**PROVIDED RECORDS**
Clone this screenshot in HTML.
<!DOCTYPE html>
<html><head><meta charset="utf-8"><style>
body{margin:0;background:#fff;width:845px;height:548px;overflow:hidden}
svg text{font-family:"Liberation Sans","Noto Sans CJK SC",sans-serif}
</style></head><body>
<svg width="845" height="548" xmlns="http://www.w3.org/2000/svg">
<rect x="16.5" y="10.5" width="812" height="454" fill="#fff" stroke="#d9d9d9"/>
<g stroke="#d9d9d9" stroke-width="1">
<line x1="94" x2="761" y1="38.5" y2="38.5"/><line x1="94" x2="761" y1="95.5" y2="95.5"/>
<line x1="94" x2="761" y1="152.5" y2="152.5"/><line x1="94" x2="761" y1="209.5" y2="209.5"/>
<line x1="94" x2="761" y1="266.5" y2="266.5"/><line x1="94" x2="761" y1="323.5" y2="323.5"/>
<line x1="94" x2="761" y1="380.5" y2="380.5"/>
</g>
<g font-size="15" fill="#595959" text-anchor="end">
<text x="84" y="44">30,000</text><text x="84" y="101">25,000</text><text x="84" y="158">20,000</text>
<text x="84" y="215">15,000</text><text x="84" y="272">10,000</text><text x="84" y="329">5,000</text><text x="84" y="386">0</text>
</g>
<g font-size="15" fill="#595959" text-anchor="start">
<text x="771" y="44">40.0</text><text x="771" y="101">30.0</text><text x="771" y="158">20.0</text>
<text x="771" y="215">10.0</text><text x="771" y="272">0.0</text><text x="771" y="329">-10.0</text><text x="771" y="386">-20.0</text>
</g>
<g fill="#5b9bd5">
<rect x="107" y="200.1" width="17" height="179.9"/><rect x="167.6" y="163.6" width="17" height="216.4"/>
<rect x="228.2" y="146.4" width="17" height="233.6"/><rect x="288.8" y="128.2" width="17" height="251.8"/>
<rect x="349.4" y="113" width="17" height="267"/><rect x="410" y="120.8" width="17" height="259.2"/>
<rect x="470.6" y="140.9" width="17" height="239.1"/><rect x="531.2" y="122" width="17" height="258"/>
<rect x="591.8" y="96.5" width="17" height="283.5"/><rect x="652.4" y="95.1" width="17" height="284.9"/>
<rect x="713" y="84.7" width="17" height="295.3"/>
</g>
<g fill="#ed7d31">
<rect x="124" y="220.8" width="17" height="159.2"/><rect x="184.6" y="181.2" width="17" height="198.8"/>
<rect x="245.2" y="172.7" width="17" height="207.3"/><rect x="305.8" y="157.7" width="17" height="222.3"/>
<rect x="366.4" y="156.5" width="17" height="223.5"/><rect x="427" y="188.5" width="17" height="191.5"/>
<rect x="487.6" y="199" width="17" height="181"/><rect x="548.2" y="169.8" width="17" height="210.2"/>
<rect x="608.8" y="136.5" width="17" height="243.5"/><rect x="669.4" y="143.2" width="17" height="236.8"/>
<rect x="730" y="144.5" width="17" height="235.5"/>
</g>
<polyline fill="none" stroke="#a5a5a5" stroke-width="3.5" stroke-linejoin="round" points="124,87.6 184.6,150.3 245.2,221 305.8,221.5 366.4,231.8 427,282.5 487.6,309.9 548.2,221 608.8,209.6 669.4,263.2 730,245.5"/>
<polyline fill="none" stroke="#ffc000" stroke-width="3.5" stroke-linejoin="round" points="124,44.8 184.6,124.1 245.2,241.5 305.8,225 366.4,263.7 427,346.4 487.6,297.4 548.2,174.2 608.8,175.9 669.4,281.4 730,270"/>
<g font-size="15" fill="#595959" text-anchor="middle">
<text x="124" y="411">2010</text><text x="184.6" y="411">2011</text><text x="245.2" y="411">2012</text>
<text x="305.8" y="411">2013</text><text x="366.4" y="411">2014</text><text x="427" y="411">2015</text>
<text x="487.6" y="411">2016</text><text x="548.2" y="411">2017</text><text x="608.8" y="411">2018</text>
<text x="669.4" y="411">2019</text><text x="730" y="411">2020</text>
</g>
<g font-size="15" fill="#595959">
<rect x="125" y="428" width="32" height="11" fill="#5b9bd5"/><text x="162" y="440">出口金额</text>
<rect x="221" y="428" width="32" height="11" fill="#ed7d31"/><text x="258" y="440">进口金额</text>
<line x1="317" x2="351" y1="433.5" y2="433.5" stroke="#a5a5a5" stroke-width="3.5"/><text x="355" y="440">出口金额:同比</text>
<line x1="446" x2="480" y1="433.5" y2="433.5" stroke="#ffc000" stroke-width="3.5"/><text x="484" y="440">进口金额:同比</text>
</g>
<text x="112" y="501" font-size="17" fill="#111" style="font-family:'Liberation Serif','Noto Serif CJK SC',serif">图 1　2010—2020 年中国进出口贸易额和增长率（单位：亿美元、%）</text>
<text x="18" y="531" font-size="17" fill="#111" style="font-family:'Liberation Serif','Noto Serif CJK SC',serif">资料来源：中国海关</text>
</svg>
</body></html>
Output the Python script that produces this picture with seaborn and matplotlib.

**TASK GOAL**
Copy out each line exactly as written.

**RESULT BELOW**
Clone this screenshot in HTML.
<!DOCTYPE html>
<html><head><meta charset="utf-8"><style>
body{margin:0;background:#fff;width:845px;height:548px;overflow:hidden}
svg text{font-family:"Liberation Sans","Noto Sans CJK SC",sans-serif}
</style></head><body>
<svg width="845" height="548" xmlns="http://www.w3.org/2000/svg">
<rect x="16.5" y="10.5" width="812" height="454" fill="#fff" stroke="#d9d9d9"/>
<g stroke="#d9d9d9" stroke-width="1">
<line x1="94" x2="761" y1="38.5" y2="38.5"/><line x1="94" x2="761" y1="95.5" y2="95.5"/>
<line x1="94" x2="761" y1="152.5" y2="152.5"/><line x1="94" x2="761" y1="209.5" y2="209.5"/>
<line x1="94" x2="761" y1="266.5" y2="266.5"/><line x1="94" x2="761" y1="323.5" y2="323.5"/>
<line x1="94" x2="761" y1="380.5" y2="380.5"/>
</g>
<g font-size="15" fill="#595959" text-anchor="end">
<text x="84" y="44">30,000</text><text x="84" y="101">25,000</text><text x="84" y="158">20,000</text>
<text x="84" y="215">15,000</text><text x="84" y="272">10,000</text><text x="84" y="329">5,000</text><text x="84" y="386">0</text>
</g>
<g font-size="15" fill="#595959" text-anchor="start">
<text x="771" y="44">40.0</text><text x="771" y="101">30.0</text><text x="771" y="158">20.0</text>
<text x="771" y="215">10.0</text><text x="771" y="272">0.0</text><text x="771" y="329">-10.0</text><text x="771" y="386">-20.0</text>
</g>
<g fill="#5b9bd5">
<rect x="107" y="200.1" width="17" height="179.9"/><rect x="167.6" y="163.6" width="17" height="216.4"/>
<rect x="228.2" y="146.4" width="17" height="233.6"/><rect x="288.8" y="128.2" width="17" height="251.8"/>
<rect x="349.4" y="113" width="17" height="267"/><rect x="410" y="120.8" width="17" height="259.2"/>
<rect x="470.6" y="140.9" width="17" height="239.1"/><rect x="531.2" y="122" width="17" height="258"/>
<rect x="591.8" y="96.5" width="17" height="283.5"/><rect x="652.4" y="95.1" width="17" height="284.9"/>
<rect x="713" y="84.7" width="17" height="295.3"/>
</g>
<g fill="#ed7d31">
<rect x="124" y="220.8" width="17" height="159.2"/><rect x="184.6" y="181.2" width="17" height="198.8"/>
<rect x="245.2" y="172.7" width="17" height="207.3"/><rect x="305.8" y="157.7" width="17" height="222.3"/>
<rect x="366.4" y="156.5" width="17" height="223.5"/><rect x="427" y="188.5" width="17" height="191.5"/>
<rect x="487.6" y="199" width="17" height="181"/><rect x="548.2" y="169.8" width="17" height="210.2"/>
<rect x="608.8" y="136.5" width="17" height="243.5"/><rect x="669.4" y="143.2" width="17" height="236.8"/>
<rect x="730" y="144.5" width="17" height="235.5"/>
</g>
<polyline fill="none" stroke="#a5a5a5" stroke-width="3.5" stroke-linejoin="round" points="124,87.6 184.6,150.3 245.2,221 305.8,221.5 366.4,231.8 427,282.5 487.6,309.9 548.2,221 608.8,209.6 669.4,263.2 730,245.5"/>
<polyline fill="none" stroke="#ffc000" stroke-width="3.5" stroke-linejoin="round" points="124,44.8 184.6,124.1 245.2,241.5 305.8,225 366.4,263.7 427,346.4 487.6,297.4 548.2,174.2 608.8,175.9 669.4,281.4 730,270"/>
<g font-size="15" fill="#595959" text-anchor="middle">
<text x="124" y="411">2010</text><text x="184.6" y="411">2011</text><text x="245.2" y="411">2012</text>
<text x="305.8" y="411">2013</text><text x="366.4" y="411">2014</text><text x="427" y="411">2015</text>
<text x="487.6" y="411">2016</text><text x="548.2" y="411">2017</text><text x="608.8" y="411">2018</text>
<text x="669.4" y="411">2019</text><text x="730" y="411">2020</text>
</g>
<g font-size="15" fill="#595959">
<rect x="125" y="428" width="32" height="11" fill="#5b9bd5"/><text x="162" y="440">出口金额</text>
<rect x="221" y="428" width="32" height="11" fill="#ed7d31"/><text x="258" y="440">进口金额</text>
<line x1="317" x2="351" y1="433.5" y2="433.5" stroke="#a5a5a5" stroke-width="3.5"/><text x="355" y="440">出口金额:同比</text>
<line x1="446" x2="480" y1="433.5" y2="433.5" stroke="#ffc000" stroke-width="3.5"/><text x="484" y="440">进口金额:同比</text>
</g>
<text x="112" y="501" font-size="17" fill="#111" style="font-family:'Liberation Serif','Noto Serif CJK SC',serif">图 1　2010—2020 年中国进出口贸易额和增长率（单位：亿美元、%）</text>
<text x="18" y="531" font-size="17" fill="#111" style="font-family:'Liberation Serif','Noto Serif CJK SC',serif">资料来源：中国海关</text>
</svg>
</body></html>
Output the Python script that produces this picture with seaborn and matplotlib.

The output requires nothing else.